= Treaty for the Establishment of the African Medicines Agency =

The Treaty for the establishment of the African Medicines Agency is an international treaty, pending ratification and accession by at least 15 Member States of the African Union, to establish the African Medicines Agency (AMA) as a specialized agency of the African Union. The aim of the treaty, by establishing the AMA, is to address the issue of the availability and quality of medical products in Africa by coordinating the continent's regulatory structure regarding the production and distribution of pharmaceuticals, medical devices and other medical products.

== History ==
The treaty was adopted by the thirty-second ordinary session of the Assembly of the African Union held in Addis Ababa, Ethiopia on 11 February 2019.

== Ratification and entry into force ==
Article 38 of the treaty requires that 15 Member States of the African Union submit an instrument of ratification and accession in order for the treaty to enter into force, which occurs 30 days after the fifteenth instrument is received by the Chairperson of the African Union Commission.

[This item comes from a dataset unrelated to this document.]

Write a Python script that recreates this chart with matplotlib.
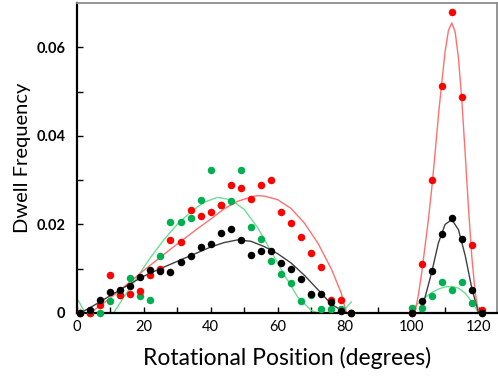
import numpy as np
import matplotlib
matplotlib.use("Agg")
import matplotlib.pyplot as plt

plt.rcParams['font.family'] = ['Lato', 'DejaVu Sans']

# ---- measured dwell frequencies (dots) ----
x_left = [1, 4, 7, 10, 13, 16, 19, 22, 25, 28, 31, 34, 37, 40, 43, 46, 49,
          52, 55, 58, 61, 64, 67, 70, 73, 76, 79, 82]
black_left = [0.0, 0.0006, 0.0030, 0.0048, 0.0052, 0.0062, 0.0081, 0.0096,
              0.0094, 0.0093, 0.0115, 0.0128, 0.0150, 0.0155, 0.0180, 0.0190,
              0.0164, 0.0132, 0.0141, 0.0141, 0.0114, 0.0100, 0.0077, 0.0042,
              0.0042, 0.0024, 0.0004, 0.0]
red_left = [0.0, 0.0, 0.0017, 0.0085, 0.0041, 0.0042, 0.0049, 0.0085,
            0.0100, 0.0165, 0.0160, 0.0233, 0.0220, 0.0227, 0.0245, 0.0289,
            0.0283, 0.0258, 0.0289, 0.0301, 0.0227, 0.0203, 0.0171, 0.0135,
            0.0103, 0.0030, 0.0030, 0.0]
green_left = [0.0, 0.0, 0.0, 0.0028, 0.0040, 0.0079, 0.0039, 0.0030,
              0.0128, 0.0205, 0.0205, 0.0215, 0.0255, 0.0323, 0.0245, 0.0254,
              0.0323, 0.0195, 0.0166, 0.0118, 0.0088, 0.0067, 0.0028, 0.0040,
              0.0010, 0.0010, 0.0010, 0.0]

x_right = [100, 103, 106, 109, 112, 115, 118, 121]
red_right = [0.0, 0.0111, 0.0301, 0.0513, 0.0679, 0.0487, 0.0154, 0.0007]
black_right = [0.0, 0.0028, 0.0094, 0.0179, 0.0215, 0.0167, 0.0051, 0.0]
green_right = [0.0012, 0.0012, 0.0039, 0.0071, 0.0051, 0.0071, 0.0023, 0.0]

# ---- fitted curves ----
red_fit_left_x = [4, 8, 12, 16, 20, 24, 28, 32, 36, 40, 44, 48, 52, 54, 56,
                  60, 64, 68, 72, 76, 79, 80.5]
red_fit_left_y = [0.0, 0.0022, 0.0046, 0.0071, 0.0096, 0.0120, 0.0144,
                  0.0167, 0.0190, 0.0212, 0.0235, 0.0252, 0.0262, 0.0265,
                  0.0264, 0.0256, 0.0236, 0.0203, 0.0158, 0.0100, 0.0045, 0.0]
green_fit_left_x = [0.5, 2.5, 5, 8, 11, 14, 18, 22, 26, 30, 34, 38, 42, 46,
                    50, 54, 58, 62, 66, 70, 72, 76, 79, 82]
green_fit_left_y = [0.0028, 0.0, -0.003, -0.003, 0.0, 0.0035, 0.0080, 0.0125,
                    0.0165, 0.0200, 0.0228, 0.0250, 0.0261, 0.0256, 0.0234,
                    0.0193, 0.0140, 0.0086, 0.0036, 0.0006, 0.0, -0.002,
                    0.0, 0.0025]
black_fit_left_x = [1, 4, 8, 12, 16, 20, 24, 28, 32, 36, 40, 44, 48, 52, 56,
                    60, 64, 68, 72, 76, 80, 81]
black_fit_left_y = [0.0, 0.0012, 0.0030, 0.0048, 0.0066, 0.0083, 0.0097,
                    0.0110, 0.0123, 0.0136, 0.0149, 0.0159, 0.0165, 0.0162,
                    0.0150, 0.0134, 0.0113, 0.0085, 0.0053, 0.0020, 0.0002, 0.0]

red_fit_right_x = [101, 102, 103, 104, 105, 106, 107, 108, 109, 110, 111, 112,
                   113, 114, 115, 116, 117, 118, 119, 120]
red_fit_right_y = [0.0, 0.0040, 0.0090, 0.0150, 0.0210, 0.0280, 0.0360,
                   0.0445, 0.0520, 0.0590, 0.0638, 0.0655, 0.0635, 0.0575,
                   0.0480, 0.0360, 0.0235, 0.0125, 0.0045, 0.0]
black_fit_right_x = [102.5, 104, 106, 108, 110, 112, 114, 116, 118, 120]
black_fit_right_y = [0.0, 0.0035, 0.0092, 0.0158, 0.0200, 0.0211, 0.0188,
                     0.0130, 0.0055, 0.0]
green_fit_right_x = [100, 102, 104, 106, 108, 110, 112, 114, 116, 118, 120]
green_fit_right_y = [0.0008, 0.0022, 0.0035, 0.0046, 0.0054, 0.0059, 0.0060,
                     0.0056, 0.0045, 0.0025, 0.0]

x_ticks = [0, 20, 40, 60, 80, 100, 120]
y_ticks = [0, 0.02, 0.04, 0.06]
y_ticklabels = ['0', '0.02', '0.04', '0.06']

W, H = 498, 380
fig = plt.figure(figsize=(W / 100, H / 100), dpi=100)
ax = fig.add_axes([76.7 / W, 1 - 313 / H, (497 - 76.7) / W, (313 - 3) / H])

fits = [
    (green_fit_left_x, green_fit_left_y, green_fit_right_x, green_fit_right_y, '#6fdc96'),
    (red_fit_left_x, red_fit_left_y, red_fit_right_x, red_fit_right_y, '#ff7070'),
    (black_fit_left_x, black_fit_left_y, black_fit_right_x, black_fit_right_y, '#404040'),
]
for xl, yl, xr, yr, lc in fits:
    ax.plot(xl, yl, color=lc, lw=1.0, zorder=2)
    ax.plot(xr, yr, color=lc, lw=1.0, zorder=2)

dots = [
    (green_left, green_right, '#00b050'),
    (red_left, red_right, '#ff0000'),
    (black_left, black_right, '#000000'),
]
for yl, yr, mc in dots:
    ax.plot(x_left + x_right, yl + yr, 'o', color=mc, ms=5.4, mew=0,
            clip_on=False, zorder=3)

ax.set_xlim(0, 125.5)
ax.set_ylim(0, 0.07)
ax.set_xticks(x_ticks)
ax.set_xticks(np.arange(10, 126, 20), minor=True)
ax.set_yticks(y_ticks)
ax.set_yticklabels(y_ticklabels, fontweight='bold')
ax.set_yticks([0.01, 0.03, 0.05], minor=True)
ax.tick_params(which='both', direction='in', length=4, width=1, colors='black',
               labelsize=10.5)
ax.tick_params(axis='y', pad=8)
ax.tick_params(axis='x', pad=5)

for s in ('left', 'bottom'):
    ax.spines[s].set_linewidth(1.6)
    ax.spines[s].set_color('black')
for s in ('top', 'right'):
    ax.spines[s].set_linewidth(1.3)
    ax.spines[s].set_color('#8c8c8c')

ax.set_xlabel('Rotational Position (degrees)', fontsize=16.5, labelpad=9)
ax.set_ylabel('Dwell Frequency', fontsize=14.5, labelpad=4)

fig.savefig('out.png', dpi=100)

Countries that have signed, ratified and acceded to the treaty
| Country | Date of signature | Date of ratification | Date of accession |
|---|---|---|---|
| Algeria | 7 July 2019 |  |  |
| Ghana | 2 August 2019 |  |  |
| Madagascar | 1 August 2019 |  |  |
| Mali | 29 October 2019 |  |  |
| Morocco | 22 October 2019 |  |  |
| Rwanda | 12 June 2019 |  |  |
| Saharawi | 7 July 2019 |  |  |

== Provisions ==
In addition to the preamble, the treaty consists of 41 articles.